Copy the data that follows, character for character, minus the pictures.

============

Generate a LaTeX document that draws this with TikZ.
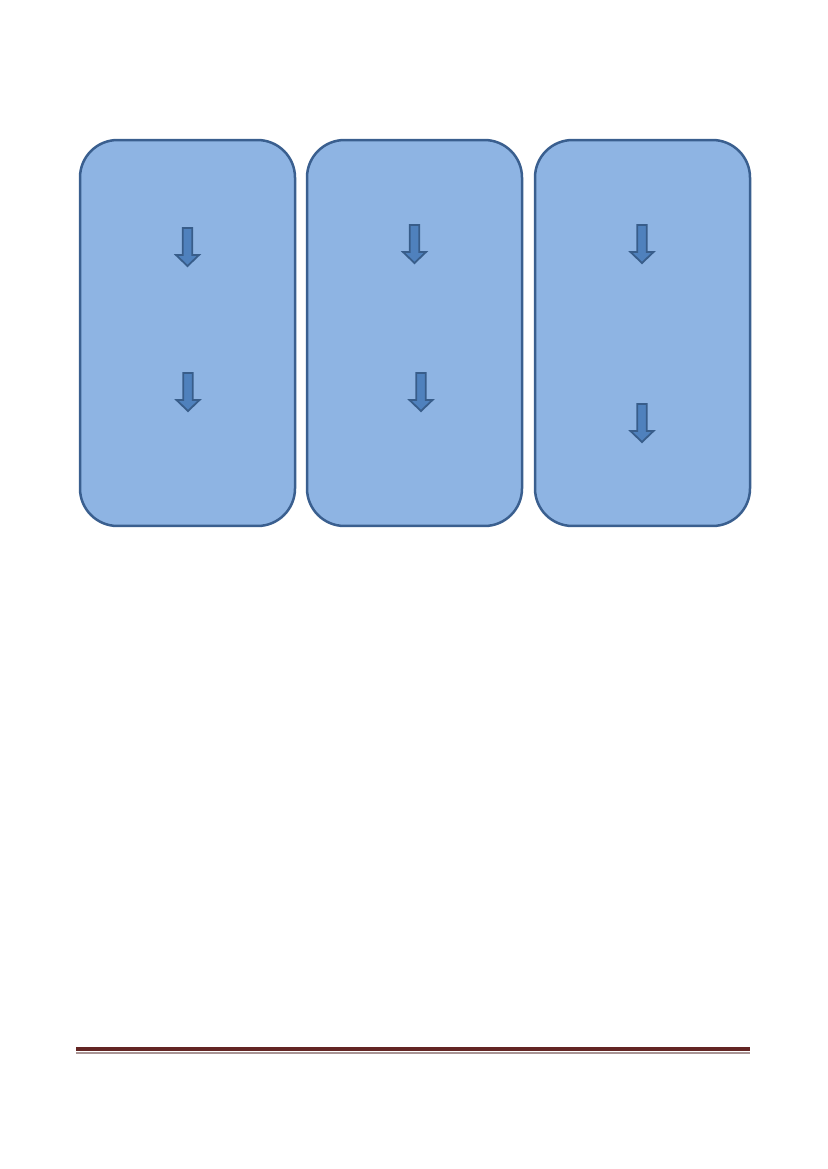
\documentclass[tikz,border=0pt]{standalone}
\usepackage{tikz}
\definecolor{boxfill}{HTML}{8EB4E3}
\definecolor{boxline}{HTML}{3A5F8F}
\definecolor{arrfill}{HTML}{4F81BD}
\definecolor{arrline}{HTML}{385D8A}
\definecolor{rulered}{HTML}{632523}
\definecolor{rulegray}{HTML}{A89494}
\tikzset{
  stagebox/.style={draw=boxline,line width=1.8pt,fill=boxfill,rounded corners=27pt,
    minimum width=154.8pt,minimum height=277.9pt,inner sep=0pt},
  blockarrow/.style={draw=arrline,line width=1.3pt,fill=arrfill,line join=miter}
}
\begin{document}
\begin{tikzpicture}[x=0.72pt,y=-0.72pt]
\useasboundingbox (0,0) rectangle (827,1169);
\node[stagebox](box1) at (187.5,333){};
\node[stagebox](box2) at (414.5,333){};
\node[stagebox](box3) at (642.5,333){};
\foreach \cx/\ty in {187.5/228,188/373,414.5/225,421/373,642/225,642/404}
  \draw[blockarrow](\cx-4.8,\ty)--(\cx+4.8,\ty)--(\cx+4.8,\ty+27)--(\cx+11.5,\ty+27)
    --(\cx,\ty+38)--(\cx-11.5,\ty+27)--(\cx-4.8,\ty+27)--cycle;
\draw[rulered,line width=3.1pt](76,1049)--(750,1049);
\draw[rulegray,line width=1.2pt](76,1053)--(750,1053);
\end{tikzpicture}
\end{document}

============

● Result for this exercise:
Generate a LaTeX document that draws this with TikZ.
\documentclass[tikz,border=0pt]{standalone}
\usepackage{tikz}
\definecolor{boxfill}{HTML}{8EB4E3}
\definecolor{boxline}{HTML}{3A5F8F}
\definecolor{arrfill}{HTML}{4F81BD}
\definecolor{arrline}{HTML}{385D8A}
\definecolor{rulered}{HTML}{632523}
\definecolor{rulegray}{HTML}{A89494}
\tikzset{
  stagebox/.style={draw=boxline,line width=1.8pt,fill=boxfill,rounded corners=27pt,
    minimum width=154.8pt,minimum height=277.9pt,inner sep=0pt},
  blockarrow/.style={draw=arrline,line width=1.3pt,fill=arrfill,line join=miter}
}
\begin{document}
\begin{tikzpicture}[x=0.72pt,y=-0.72pt]
\useasboundingbox (0,0) rectangle (827,1169);
\node[stagebox](box1) at (187.5,333){};
\node[stagebox](box2) at (414.5,333){};
\node[stagebox](box3) at (642.5,333){};
\foreach \cx/\ty in {187.5/228,188/373,414.5/225,421/373,642/225,642/404}
  \draw[blockarrow](\cx-4.8,\ty)--(\cx+4.8,\ty)--(\cx+4.8,\ty+27)--(\cx+11.5,\ty+27)
    --(\cx,\ty+38)--(\cx-11.5,\ty+27)--(\cx-4.8,\ty+27)--cycle;
\draw[rulered,line width=3.1pt](76,1049)--(750,1049);
\draw[rulegray,line width=1.2pt](76,1053)--(750,1053);
\end{tikzpicture}
\end{document}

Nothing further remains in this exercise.